■ **What you should do**: Would you copy the records below, exactly and only from their first line through the line containing "from bokeh.resources import INLINE", without any pictures?

(Dataset records)
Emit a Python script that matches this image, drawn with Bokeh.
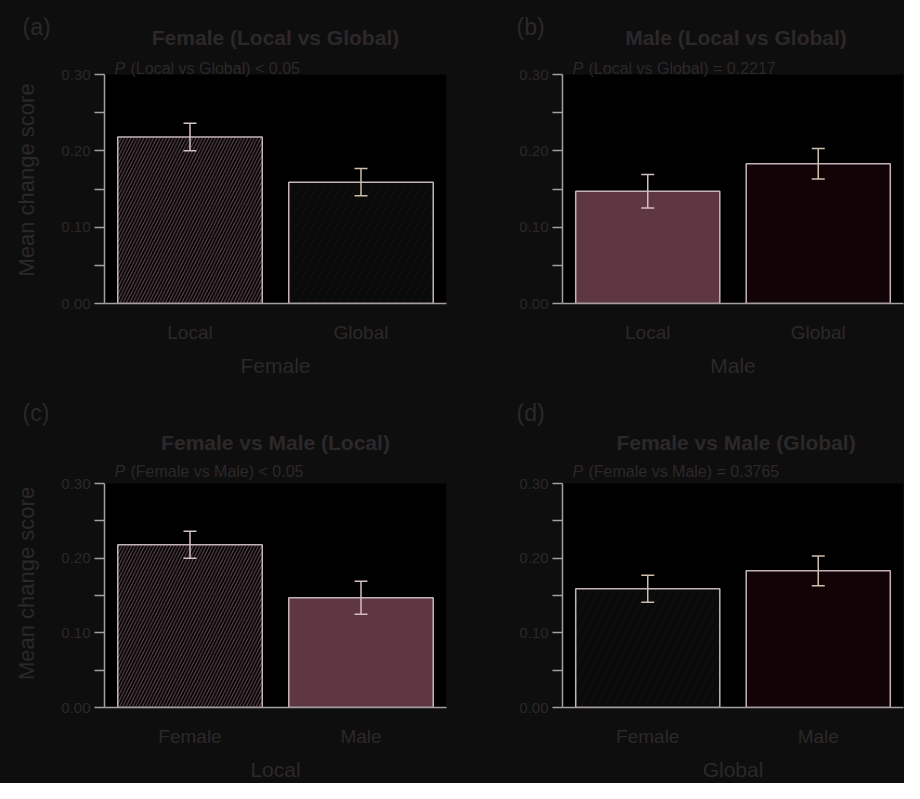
from bokeh.plotting import figure
from bokeh.models import (FactorRange, Range1d, FixedTicker, PrintfTickFormatter,
                          Label, Whisker, TeeHead, ColumnDataSource, BoxAnnotation)
from bokeh.core.properties import value
from bokeh.layouts import column, row
from bokeh.embed import file_html
from bokeh.resources import INLINE

# ---------------- data ----------------
conditions = ["Local", "Global"]
sexes = ["Female", "Male"]
female_means = [0.218, 0.159]   # Local, Global
female_se = [0.018, 0.018]
male_means = [0.147, 0.183]     # Local, Global
male_se = [0.022, 0.020]

panel_letters = ["(a)", "(b)", "(c)", "(d)"]
panel_titles = ["Female (Local vs Global)", "Male (Local vs Global)",
                "Female vs Male (Local)", "Female vs Male (Global)"]
panel_pvalues = ["(Local vs Global) < 0.05", "(Local vs Global) = 0.2217",
                 "(Female vs Male) < 0.05", "(Female vs Male) = 0.3765"]
panel_xlabels = ["Female", "Male", "Local", "Global"]
y_label = "Mean change score"
y_top = 0.30
y_ticks = [0.0, 0.10, 0.20, 0.30]
y_minor_ticks = [0.05, 0.15, 0.25]

# style per (sex, condition)
STYLE = {
    ("Female", "Local"): dict(fill="#000000", hatch="/", hcolor="#6a5059", hscale=6.5, ecolor="#d4c0c6"),
    ("Female", "Global"): dict(fill="#0a0a0a", hatch="/", hcolor="#111111", hscale=16, ecolor="#cdbda9"),
    ("Male", "Local"): dict(fill="#5e3743", hatch=" ", hcolor="#5e3743", hscale=12, ecolor="#d6bcc4"),
    ("Male", "Global"): dict(fill="#120307", hatch=" ", hcolor="#120307", hscale=12, ecolor="#cdbfad"),
}

BG = "#0e0e0e"
TXT = "#2c2829"
AXIS = "#a49ea0"
EDGE = "#c4b4b8"
FONT = "Liberation Sans"

# ---------------- layout constants (px) ----------------
TOTAL_W = 904
COL_W = 452
LEFT_BORDER = [104, 110]
FRAME_W = [342, 341]
RIGHT_BORDER = [6, 1]
HEADER_H = [56, 79]        # strip above each row holding letter + title
STRIP = [18, 24]           # strip inside the frame above 0.30 holding the P-value
AXIS_H = [229, 224]        # pixel height of 0 .. 0.30
BOTTOM_BORDER = [77, 76]
SUB_OFF = [6, 12]
LETTER_Y = [26, 32]
TITLE_Y = [37, 62]
LETTER_X = [22, 516]


def make_header(r):
    h = figure(x_range=Range1d(0, TOTAL_W), y_range=Range1d(HEADER_H[r], 0),
               frame_width=TOTAL_W, frame_height=HEADER_H[r],
               min_border_left=0, min_border_right=0, min_border_top=0, min_border_bottom=0,
               x_axis_type=None, y_axis_type=None,
               output_backend="svg", toolbar_location=None, tools="")
    h.background_fill_color = BG
    h.border_fill_color = BG
    h.outline_line_color = None
    h.grid.visible = False
    centers = [LEFT_BORDER[0] + FRAME_W[0] / 2.0,
               COL_W + LEFT_BORDER[1] + FRAME_W[1] / 2.0 + 3]
    idx = [2 * r, 2 * r + 1]
    h.text(x=LETTER_X, y=[LETTER_Y[r]] * 2, text=[panel_letters[k] for k in idx],
           text_font=value(FONT), text_font_size=value("23px"), text_color=TXT,
           text_align="left", text_baseline="middle")
    h.text(x=centers, y=[TITLE_Y[r]] * 2, text=[panel_titles[k] for k in idx],
           text_font=value(FONT), text_font_size=value("21px"), text_font_style="bold",
           text_color=TXT, text_align="center", text_baseline="middle")
    return h


def make_panel(i, cats, keys, vals, errs):
    r, c = divmod(i, 2)
    frame_h = AXIS_H[r] + STRIP[r]
    y_end = y_top * frame_h / AXIS_H[r]
    p = figure(x_range=FactorRange(factors=cats, range_padding=0),
               y_range=Range1d(0, y_end),
               frame_width=FRAME_W[c], frame_height=frame_h,
               min_border_left=LEFT_BORDER[c], min_border_right=RIGHT_BORDER[c],
               min_border_top=0, min_border_bottom=BOTTOM_BORDER[r],
               output_backend="svg", toolbar_location=None, tools="")
    p.background_fill_color = BG
    p.border_fill_color = BG
    p.outline_line_color = None
    p.grid.visible = False
    p.add_layout(BoxAnnotation(bottom=0, top=y_top, fill_color="#000000", fill_alpha=1.0,
                               line_color=None, level="underlay"))

    src = ColumnDataSource(dict(
        cat=cats, val=vals,
        fill=[STYLE[k]["fill"] for k in keys],
        hatch=[STYLE[k]["hatch"] for k in keys],
        hcolor=[STYLE[k]["hcolor"] for k in keys],
        hscale=[STYLE[k]["hscale"] for k in keys],
    ))
    p.vbar(x="cat", top="val", bottom=0, width=0.845, source=src,
           fill_color="fill", line_color=EDGE, line_width=1.5,
           hatch_pattern="hatch", hatch_color="hcolor", hatch_scale="hscale",
           hatch_weight=1.0)

    for cat, k, v, e in zip(cats, keys, vals, errs):
        ws = ColumnDataSource(dict(base=[cat], upper=[v + e], lower=[v - e]))
        col = STYLE[k]["ecolor"]
        w = Whisker(source=ws, base="base", upper="upper", lower="lower",
                    level="overlay", line_color=col, line_width=1.5,
                    upper_head=TeeHead(size=13, line_color=col, line_width=1.5),
                    lower_head=TeeHead(size=13, line_color=col, line_width=1.5))
        p.add_layout(w)

    # axes
    ya = p.yaxis[0]
    ya.bounds = (0, y_top)
    ya.ticker = FixedTicker(ticks=y_ticks, minor_ticks=y_minor_ticks)
    ya.formatter = PrintfTickFormatter(format="%.2f")
    ya.major_tick_out = 10
    ya.major_tick_in = 0
    ya.minor_tick_out = 10
    ya.minor_tick_in = 0
    ya.axis_line_color = AXIS
    ya.major_tick_line_color = AXIS
    ya.minor_tick_line_color = AXIS
    ya.axis_line_width = 1.5
    ya.major_tick_line_width = 1.5
    ya.minor_tick_line_width = 1.5
    ya.major_label_text_font = FONT
    ya.major_label_text_font_size = "15px"
    ya.major_label_text_color = TXT
    ya.major_label_standoff = 4
    if c == 0:
        ya.axis_label = y_label
        ya.axis_label_text_font = FONT
        ya.axis_label_text_font_size = "22px"
        ya.axis_label_text_font_style = "normal"
        ya.axis_label_text_color = TXT
        ya.axis_label_standoff = 19

    xa = p.xaxis[0]
    xa.major_tick_line_color = None
    xa.minor_tick_line_color = None
    xa.axis_line_color = AXIS
    xa.axis_line_width = 1.5
    xa.major_label_text_font = FONT
    xa.major_label_text_font_size = "19px"
    xa.major_label_text_color = TXT
    xa.major_label_standoff = 12
    xa.axis_label = panel_xlabels[i]
    xa.axis_label_text_font = FONT
    xa.axis_label_text_font_size = "21px"
    xa.axis_label_text_font_style = "normal"
    xa.axis_label_text_color = TXT
    xa.axis_label_standoff = 8

    # P-value line inside the frame, just above 0.30
    common = dict(x_units="screen", y=y_top, y_units="data", y_offset=SUB_OFF[r],
                  text_font=FONT, text_font_size="16px", text_color=TXT,
                  text_baseline="middle", text_align="left")
    p.add_layout(Label(x=10, text="P", text_font_style="italic", **common))
    p.add_layout(Label(x=26, text=panel_pvalues[i], **common))
    return p


pa = make_panel(0, conditions, [("Female", cc) for cc in conditions], female_means, female_se)
pb = make_panel(1, conditions, [("Male", cc) for cc in conditions], male_means, male_se)
pc = make_panel(2, sexes, [(s, "Local") for s in sexes],
                [female_means[0], male_means[0]], [female_se[0], male_se[0]])
pd = make_panel(3, sexes, [(s, "Global") for s in sexes],
                [female_means[1], male_means[1]], [female_se[1], male_se[1]])

layout = column(make_header(0),
                row(pa, pb, spacing=0, styles={"background-color": BG}),
                make_header(1),
                row(pc, pd, spacing=0, styles={"background-color": BG}),
                spacing=0, styles={"background-color": BG})

open("out.html", "w").write(file_html(layout, INLINE))
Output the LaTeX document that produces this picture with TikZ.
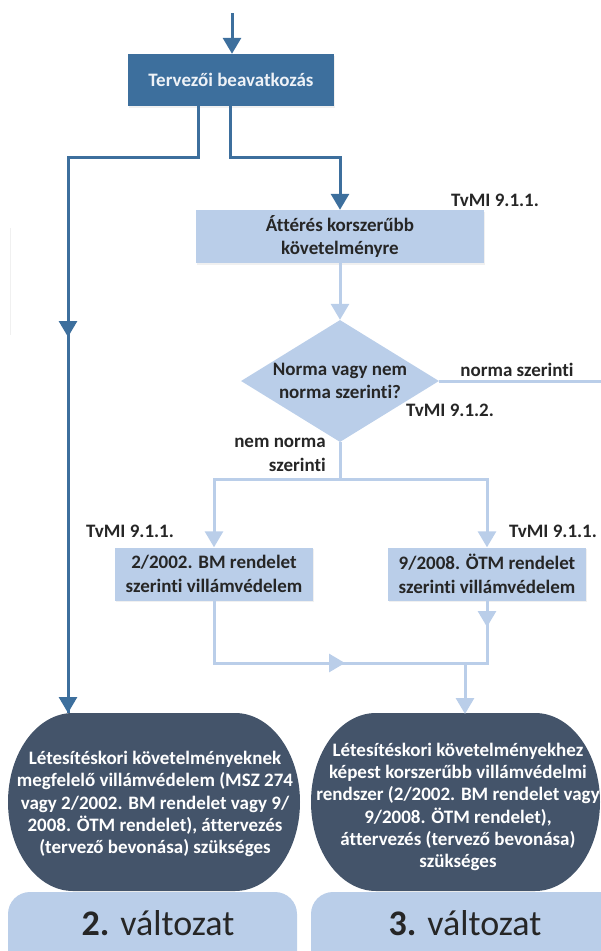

■ **The result**:
Emit a Python script that matches this image, drawn with Bokeh.
from bokeh.plotting import figure
from bokeh.models import (FactorRange, Range1d, FixedTicker, PrintfTickFormatter,
                          Label, Whisker, TeeHead, ColumnDataSource, BoxAnnotation)
from bokeh.core.properties import value
from bokeh.layouts import column, row
from bokeh.embed import file_html
from bokeh.resources import INLINE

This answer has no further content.